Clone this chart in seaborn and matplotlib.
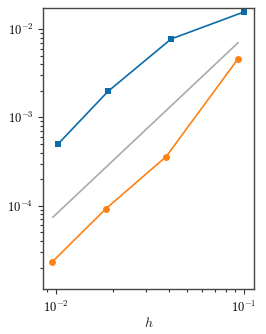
import numpy as np
import pandas as pd
import seaborn as sns
import matplotlib
matplotlib.use("Agg")
import matplotlib.pyplot as plt

# data
h_sq = [0.0102, 0.0189, 0.0409, 0.100]
err_sq = [4.95e-4, 1.97e-3, 7.7e-3, 1.56e-2]
h_ci = [0.00956, 0.01845, 0.0385, 0.0929]
err_ci = [2.33e-5, 9.3e-5, 3.6e-4, 4.6e-3]
h_ref = [0.0096, 0.093]
err_ref = [7.4e-5, 7.0e-3]

sns.set_theme(style="ticks")
plt.rcParams["mathtext.fontset"] = "cm"
plt.rcParams["font.family"] = ["DejaVu Serif"]

blue = "#0a6ca8"
orange = "#ff8214"

fig, ax = plt.subplots(figsize=(2.66, 3.34), dpi=100)
sns.lineplot(x=h_sq, y=err_sq, ax=ax, color=blue, marker="s", markersize=5,
             markeredgewidth=0, linewidth=1.2)
sns.lineplot(x=h_ci, y=err_ci, ax=ax, color=orange, marker="o", markersize=5,
             markeredgewidth=0, linewidth=1.2)
sns.lineplot(x=h_ref, y=err_ref, ax=ax, color="#aaaaaa", linewidth=1.2)

ax.set_xscale("log")
ax.set_yscale("log")
ax.set_xlim(10**-2.069, 10**-0.947)
ax.set_ylim(10**-4.94, 10**-1.763)
ax.set_xlabel("$h$", fontsize=10, labelpad=1)
ax.set_xticks([1e-2, 1e-1])
ax.set_xticklabels(["$10^{-2}$", "$10^{-1}$"])
ax.set_yticks([1e-4, 1e-3, 1e-2])
ax.set_yticklabels(["$10^{-4}$", "$10^{-3}$", "$10^{-2}$"])
ax.tick_params(which="both", direction="out", length=3.5, width=0.8,
               colors="#333333", labelcolor="black", labelsize=9)
ax.tick_params(axis="x", which="major", pad=4.5)
ax.tick_params(which="minor", length=2)
for s in ax.spines.values():
    s.set_color("#444444")
    s.set_linewidth(1.0)

fig.subplots_adjust(left=0.162, right=0.955, top=0.976, bottom=0.135)
fig.savefig("out.png", dpi=100)
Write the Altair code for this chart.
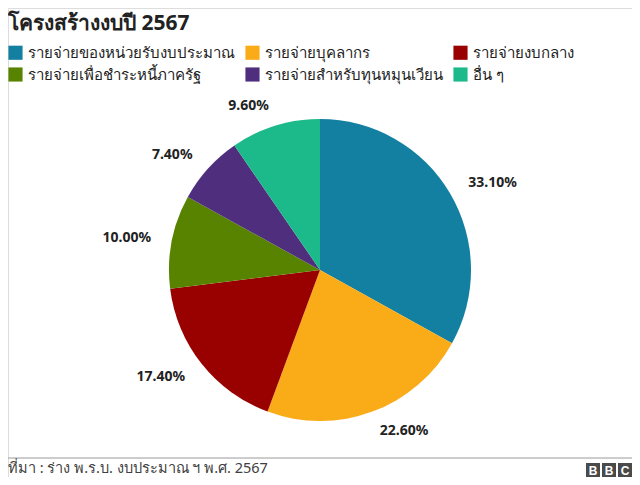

__________

WHAT IS EXPECTED:
Out of the material above, gather each line where "seaborn" appears.

WRITTEN ANSWER:
Clone this chart in seaborn and matplotlib.
import seaborn as sns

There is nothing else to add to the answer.